• [Goal]: Write out all the lines again, precisely as they stand, but without the images.

···

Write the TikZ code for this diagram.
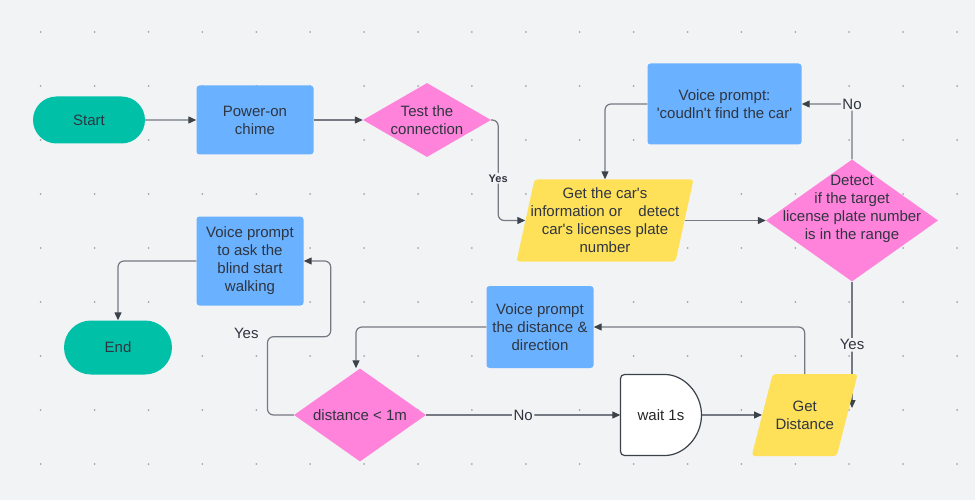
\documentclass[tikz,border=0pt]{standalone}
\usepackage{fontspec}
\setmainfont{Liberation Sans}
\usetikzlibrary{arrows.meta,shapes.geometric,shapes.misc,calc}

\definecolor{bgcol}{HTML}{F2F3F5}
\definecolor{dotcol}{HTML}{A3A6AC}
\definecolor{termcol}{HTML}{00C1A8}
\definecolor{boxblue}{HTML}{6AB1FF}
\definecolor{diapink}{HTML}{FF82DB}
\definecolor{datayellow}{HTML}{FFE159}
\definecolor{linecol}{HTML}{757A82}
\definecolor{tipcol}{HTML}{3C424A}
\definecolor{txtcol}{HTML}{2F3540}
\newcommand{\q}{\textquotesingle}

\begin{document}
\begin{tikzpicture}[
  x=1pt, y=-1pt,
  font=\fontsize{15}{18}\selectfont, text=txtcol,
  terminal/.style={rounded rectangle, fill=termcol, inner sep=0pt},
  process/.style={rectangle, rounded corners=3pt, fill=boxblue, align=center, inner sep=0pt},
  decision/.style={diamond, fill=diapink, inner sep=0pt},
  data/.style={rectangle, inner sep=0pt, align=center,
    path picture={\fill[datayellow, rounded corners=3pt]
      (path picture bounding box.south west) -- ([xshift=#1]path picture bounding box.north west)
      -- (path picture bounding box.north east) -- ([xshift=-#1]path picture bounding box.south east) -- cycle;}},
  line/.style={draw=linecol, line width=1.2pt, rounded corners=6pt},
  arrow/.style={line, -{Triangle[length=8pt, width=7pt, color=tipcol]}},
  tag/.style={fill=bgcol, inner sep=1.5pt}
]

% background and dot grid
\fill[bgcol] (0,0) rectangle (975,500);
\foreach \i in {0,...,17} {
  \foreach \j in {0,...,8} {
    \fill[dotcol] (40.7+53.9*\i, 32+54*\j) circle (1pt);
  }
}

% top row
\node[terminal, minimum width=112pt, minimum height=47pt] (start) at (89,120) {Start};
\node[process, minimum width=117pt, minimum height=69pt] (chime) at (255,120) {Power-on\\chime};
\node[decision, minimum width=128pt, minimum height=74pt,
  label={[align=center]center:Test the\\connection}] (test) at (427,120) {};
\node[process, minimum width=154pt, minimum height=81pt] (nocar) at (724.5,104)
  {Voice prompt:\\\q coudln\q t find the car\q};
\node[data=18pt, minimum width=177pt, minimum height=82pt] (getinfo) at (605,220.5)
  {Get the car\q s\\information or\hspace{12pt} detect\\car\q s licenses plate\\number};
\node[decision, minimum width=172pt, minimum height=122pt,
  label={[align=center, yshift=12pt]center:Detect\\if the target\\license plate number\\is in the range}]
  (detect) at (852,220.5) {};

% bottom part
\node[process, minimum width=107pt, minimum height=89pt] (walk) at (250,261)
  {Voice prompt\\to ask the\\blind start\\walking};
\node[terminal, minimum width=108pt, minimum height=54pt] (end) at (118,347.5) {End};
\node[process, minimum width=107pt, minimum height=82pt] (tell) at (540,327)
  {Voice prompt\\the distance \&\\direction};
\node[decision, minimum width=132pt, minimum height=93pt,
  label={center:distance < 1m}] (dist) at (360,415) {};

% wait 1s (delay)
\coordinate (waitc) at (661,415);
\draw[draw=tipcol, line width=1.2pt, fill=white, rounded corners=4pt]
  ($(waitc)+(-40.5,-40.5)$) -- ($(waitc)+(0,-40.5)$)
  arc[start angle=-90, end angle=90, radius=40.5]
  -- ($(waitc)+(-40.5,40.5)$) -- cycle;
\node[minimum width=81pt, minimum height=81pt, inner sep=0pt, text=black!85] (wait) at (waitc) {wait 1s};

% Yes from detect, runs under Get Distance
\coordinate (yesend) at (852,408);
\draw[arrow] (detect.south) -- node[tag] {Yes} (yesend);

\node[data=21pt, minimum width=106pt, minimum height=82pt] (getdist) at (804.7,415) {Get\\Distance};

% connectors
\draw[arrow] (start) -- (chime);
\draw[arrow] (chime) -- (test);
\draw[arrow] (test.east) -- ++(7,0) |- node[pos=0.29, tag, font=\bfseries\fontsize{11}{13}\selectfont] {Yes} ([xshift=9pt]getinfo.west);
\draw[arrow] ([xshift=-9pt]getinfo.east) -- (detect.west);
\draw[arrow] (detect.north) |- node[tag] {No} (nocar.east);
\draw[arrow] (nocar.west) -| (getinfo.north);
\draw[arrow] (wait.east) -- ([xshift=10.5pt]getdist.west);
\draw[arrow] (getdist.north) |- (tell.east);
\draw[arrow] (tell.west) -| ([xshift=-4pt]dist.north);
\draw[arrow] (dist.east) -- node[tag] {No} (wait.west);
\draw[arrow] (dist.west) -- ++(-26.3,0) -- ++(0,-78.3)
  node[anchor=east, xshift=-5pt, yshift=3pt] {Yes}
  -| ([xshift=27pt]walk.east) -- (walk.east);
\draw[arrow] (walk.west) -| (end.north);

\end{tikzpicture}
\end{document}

···

• [Written response]:
Write the TikZ code for this diagram.
\documentclass[tikz,border=0pt]{standalone}
\usepackage{fontspec}
\setmainfont{Liberation Sans}
\usetikzlibrary{arrows.meta,shapes.geometric,shapes.misc,calc}

\definecolor{bgcol}{HTML}{F2F3F5}
\definecolor{dotcol}{HTML}{A3A6AC}
\definecolor{termcol}{HTML}{00C1A8}
\definecolor{boxblue}{HTML}{6AB1FF}
\definecolor{diapink}{HTML}{FF82DB}
\definecolor{datayellow}{HTML}{FFE159}
\definecolor{linecol}{HTML}{757A82}
\definecolor{tipcol}{HTML}{3C424A}
\definecolor{txtcol}{HTML}{2F3540}
\newcommand{\q}{\textquotesingle}

\begin{document}
\begin{tikzpicture}[
  x=1pt, y=-1pt,
  font=\fontsize{15}{18}\selectfont, text=txtcol,
  terminal/.style={rounded rectangle, fill=termcol, inner sep=0pt},
  process/.style={rectangle, rounded corners=3pt, fill=boxblue, align=center, inner sep=0pt},
  decision/.style={diamond, fill=diapink, inner sep=0pt},
  data/.style={rectangle, inner sep=0pt, align=center,
    path picture={\fill[datayellow, rounded corners=3pt]
      (path picture bounding box.south west) -- ([xshift=#1]path picture bounding box.north west)
      -- (path picture bounding box.north east) -- ([xshift=-#1]path picture bounding box.south east) -- cycle;}},
  line/.style={draw=linecol, line width=1.2pt, rounded corners=6pt},
  arrow/.style={line, -{Triangle[length=8pt, width=7pt, color=tipcol]}},
  tag/.style={fill=bgcol, inner sep=1.5pt}
]

% background and dot grid
\fill[bgcol] (0,0) rectangle (975,500);
\foreach \i in {0,...,17} {
  \foreach \j in {0,...,8} {
    \fill[dotcol] (40.7+53.9*\i, 32+54*\j) circle (1pt);
  }
}

% top row
\node[terminal, minimum width=112pt, minimum height=47pt] (start) at (89,120) {Start};
\node[process, minimum width=117pt, minimum height=69pt] (chime) at (255,120) {Power-on\\chime};
\node[decision, minimum width=128pt, minimum height=74pt,
  label={[align=center]center:Test the\\connection}] (test) at (427,120) {};
\node[process, minimum width=154pt, minimum height=81pt] (nocar) at (724.5,104)
  {Voice prompt:\\\q coudln\q t find the car\q};
\node[data=18pt, minimum width=177pt, minimum height=82pt] (getinfo) at (605,220.5)
  {Get the car\q s\\information or\hspace{12pt} detect\\car\q s licenses plate\\number};
\node[decision, minimum width=172pt, minimum height=122pt,
  label={[align=center, yshift=12pt]center:Detect\\if the target\\license plate number\\is in the range}]
  (detect) at (852,220.5) {};

% bottom part
\node[process, minimum width=107pt, minimum height=89pt] (walk) at (250,261)
  {Voice prompt\\to ask the\\blind start\\walking};
\node[terminal, minimum width=108pt, minimum height=54pt] (end) at (118,347.5) {End};
\node[process, minimum width=107pt, minimum height=82pt] (tell) at (540,327)
  {Voice prompt\\the distance \&\\direction};
\node[decision, minimum width=132pt, minimum height=93pt,
  label={center:distance < 1m}] (dist) at (360,415) {};

% wait 1s (delay)
\coordinate (waitc) at (661,415);
\draw[draw=tipcol, line width=1.2pt, fill=white, rounded corners=4pt]
  ($(waitc)+(-40.5,-40.5)$) -- ($(waitc)+(0,-40.5)$)
  arc[start angle=-90, end angle=90, radius=40.5]
  -- ($(waitc)+(-40.5,40.5)$) -- cycle;
\node[minimum width=81pt, minimum height=81pt, inner sep=0pt, text=black!85] (wait) at (waitc) {wait 1s};

% Yes from detect, runs under Get Distance
\coordinate (yesend) at (852,408);
\draw[arrow] (detect.south) -- node[tag] {Yes} (yesend);

\node[data=21pt, minimum width=106pt, minimum height=82pt] (getdist) at (804.7,415) {Get\\Distance};

% connectors
\draw[arrow] (start) -- (chime);
\draw[arrow] (chime) -- (test);
\draw[arrow] (test.east) -- ++(7,0) |- node[pos=0.29, tag, font=\bfseries\fontsize{11}{13}\selectfont] {Yes} ([xshift=9pt]getinfo.west);
\draw[arrow] ([xshift=-9pt]getinfo.east) -- (detect.west);
\draw[arrow] (detect.north) |- node[tag] {No} (nocar.east);
\draw[arrow] (nocar.west) -| (getinfo.north);
\draw[arrow] (wait.east) -- ([xshift=10.5pt]getdist.west);
\draw[arrow] (getdist.north) |- (tell.east);
\draw[arrow] (tell.west) -| ([xshift=-4pt]dist.north);
\draw[arrow] (dist.east) -- node[tag] {No} (wait.west);
\draw[arrow] (dist.west) -- ++(-26.3,0) -- ++(0,-78.3)
  node[anchor=east, xshift=-5pt, yshift=3pt] {Yes}
  -| ([xshift=27pt]walk.east) -- (walk.east);
\draw[arrow] (walk.west) -| (end.north);

\end{tikzpicture}
\end{document}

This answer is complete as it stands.